WHAT YOU ARE ASKED TO DO: Set the listing down again in full, word for word, with the pictures left out.
* start DATA PROVIDED *
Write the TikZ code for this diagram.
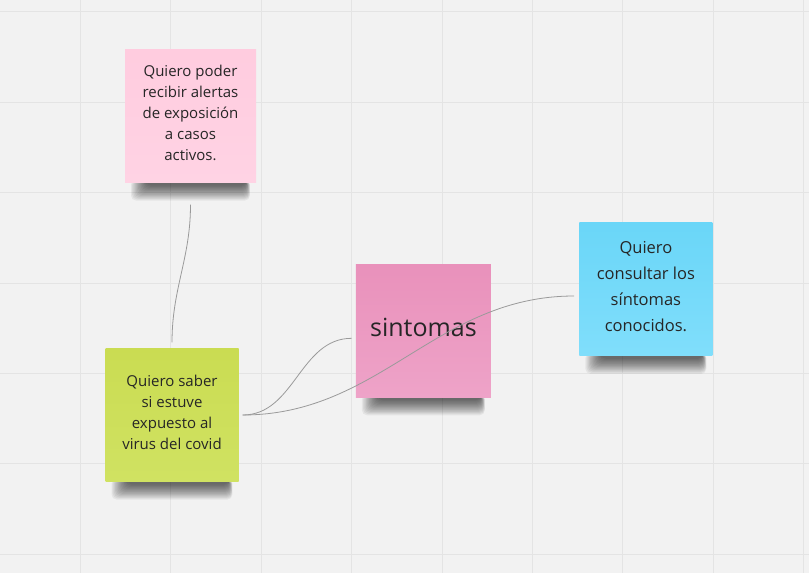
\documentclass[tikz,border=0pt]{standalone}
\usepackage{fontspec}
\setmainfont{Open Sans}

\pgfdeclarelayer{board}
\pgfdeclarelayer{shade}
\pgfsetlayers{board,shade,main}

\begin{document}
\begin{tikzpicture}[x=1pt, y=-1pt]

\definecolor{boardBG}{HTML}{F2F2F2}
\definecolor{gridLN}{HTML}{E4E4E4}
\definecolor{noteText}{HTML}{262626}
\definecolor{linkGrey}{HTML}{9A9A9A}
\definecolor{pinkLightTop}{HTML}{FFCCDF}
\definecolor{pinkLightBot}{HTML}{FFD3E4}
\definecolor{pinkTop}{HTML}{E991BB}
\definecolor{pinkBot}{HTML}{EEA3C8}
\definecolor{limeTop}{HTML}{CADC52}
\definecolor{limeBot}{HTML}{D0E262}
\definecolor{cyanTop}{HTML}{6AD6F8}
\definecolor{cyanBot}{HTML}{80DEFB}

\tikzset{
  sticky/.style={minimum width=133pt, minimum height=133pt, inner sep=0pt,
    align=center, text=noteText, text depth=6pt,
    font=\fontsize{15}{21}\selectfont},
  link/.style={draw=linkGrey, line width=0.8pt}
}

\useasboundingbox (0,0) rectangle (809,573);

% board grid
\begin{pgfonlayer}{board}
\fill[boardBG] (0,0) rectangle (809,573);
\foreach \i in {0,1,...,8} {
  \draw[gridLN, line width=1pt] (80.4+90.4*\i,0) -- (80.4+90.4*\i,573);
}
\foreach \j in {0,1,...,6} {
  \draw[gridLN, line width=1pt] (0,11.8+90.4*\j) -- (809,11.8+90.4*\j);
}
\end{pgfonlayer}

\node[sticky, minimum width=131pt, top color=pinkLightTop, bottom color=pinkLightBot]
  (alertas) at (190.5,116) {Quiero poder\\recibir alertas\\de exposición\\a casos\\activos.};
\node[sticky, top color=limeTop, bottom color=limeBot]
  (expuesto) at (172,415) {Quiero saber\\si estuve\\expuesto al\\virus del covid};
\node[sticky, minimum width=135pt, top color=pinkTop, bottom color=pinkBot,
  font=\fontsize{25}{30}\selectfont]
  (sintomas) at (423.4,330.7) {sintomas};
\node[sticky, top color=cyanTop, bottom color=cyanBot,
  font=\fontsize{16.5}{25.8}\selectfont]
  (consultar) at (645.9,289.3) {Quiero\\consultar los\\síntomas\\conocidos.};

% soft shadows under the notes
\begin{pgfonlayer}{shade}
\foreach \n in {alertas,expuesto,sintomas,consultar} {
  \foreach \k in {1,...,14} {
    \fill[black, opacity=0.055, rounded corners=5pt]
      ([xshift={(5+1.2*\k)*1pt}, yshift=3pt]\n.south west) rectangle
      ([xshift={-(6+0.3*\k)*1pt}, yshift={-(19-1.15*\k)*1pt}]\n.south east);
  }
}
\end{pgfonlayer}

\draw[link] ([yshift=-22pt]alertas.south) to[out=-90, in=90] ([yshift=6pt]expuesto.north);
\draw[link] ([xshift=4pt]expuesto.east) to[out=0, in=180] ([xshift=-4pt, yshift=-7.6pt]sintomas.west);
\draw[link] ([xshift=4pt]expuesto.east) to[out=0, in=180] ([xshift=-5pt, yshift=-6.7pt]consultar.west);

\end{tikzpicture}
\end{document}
* end DATA PROVIDED *
SOLUTION FOR THIS PROBLEM:
Write the TikZ code for this diagram.
\documentclass[tikz,border=0pt]{standalone}
\usepackage{fontspec}
\setmainfont{Open Sans}

\pgfdeclarelayer{board}
\pgfdeclarelayer{shade}
\pgfsetlayers{board,shade,main}

\begin{document}
\begin{tikzpicture}[x=1pt, y=-1pt]

\definecolor{boardBG}{HTML}{F2F2F2}
\definecolor{gridLN}{HTML}{E4E4E4}
\definecolor{noteText}{HTML}{262626}
\definecolor{linkGrey}{HTML}{9A9A9A}
\definecolor{pinkLightTop}{HTML}{FFCCDF}
\definecolor{pinkLightBot}{HTML}{FFD3E4}
\definecolor{pinkTop}{HTML}{E991BB}
\definecolor{pinkBot}{HTML}{EEA3C8}
\definecolor{limeTop}{HTML}{CADC52}
\definecolor{limeBot}{HTML}{D0E262}
\definecolor{cyanTop}{HTML}{6AD6F8}
\definecolor{cyanBot}{HTML}{80DEFB}

\tikzset{
  sticky/.style={minimum width=133pt, minimum height=133pt, inner sep=0pt,
    align=center, text=noteText, text depth=6pt,
    font=\fontsize{15}{21}\selectfont},
  link/.style={draw=linkGrey, line width=0.8pt}
}

\useasboundingbox (0,0) rectangle (809,573);

% board grid
\begin{pgfonlayer}{board}
\fill[boardBG] (0,0) rectangle (809,573);
\foreach \i in {0,1,...,8} {
  \draw[gridLN, line width=1pt] (80.4+90.4*\i,0) -- (80.4+90.4*\i,573);
}
\foreach \j in {0,1,...,6} {
  \draw[gridLN, line width=1pt] (0,11.8+90.4*\j) -- (809,11.8+90.4*\j);
}
\end{pgfonlayer}

\node[sticky, minimum width=131pt, top color=pinkLightTop, bottom color=pinkLightBot]
  (alertas) at (190.5,116) {Quiero poder\\recibir alertas\\de exposición\\a casos\\activos.};
\node[sticky, top color=limeTop, bottom color=limeBot]
  (expuesto) at (172,415) {Quiero saber\\si estuve\\expuesto al\\virus del covid};
\node[sticky, minimum width=135pt, top color=pinkTop, bottom color=pinkBot,
  font=\fontsize{25}{30}\selectfont]
  (sintomas) at (423.4,330.7) {sintomas};
\node[sticky, top color=cyanTop, bottom color=cyanBot,
  font=\fontsize{16.5}{25.8}\selectfont]
  (consultar) at (645.9,289.3) {Quiero\\consultar los\\síntomas\\conocidos.};

% soft shadows under the notes
\begin{pgfonlayer}{shade}
\foreach \n in {alertas,expuesto,sintomas,consultar} {
  \foreach \k in {1,...,14} {
    \fill[black, opacity=0.055, rounded corners=5pt]
      ([xshift={(5+1.2*\k)*1pt}, yshift=3pt]\n.south west) rectangle
      ([xshift={-(6+0.3*\k)*1pt}, yshift={-(19-1.15*\k)*1pt}]\n.south east);
  }
}
\end{pgfonlayer}

\draw[link] ([yshift=-22pt]alertas.south) to[out=-90, in=90] ([yshift=6pt]expuesto.north);
\draw[link] ([xshift=4pt]expuesto.east) to[out=0, in=180] ([xshift=-4pt, yshift=-7.6pt]sintomas.west);
\draw[link] ([xshift=4pt]expuesto.east) to[out=0, in=180] ([xshift=-5pt, yshift=-6.7pt]consultar.west);

\end{tikzpicture}
\end{document}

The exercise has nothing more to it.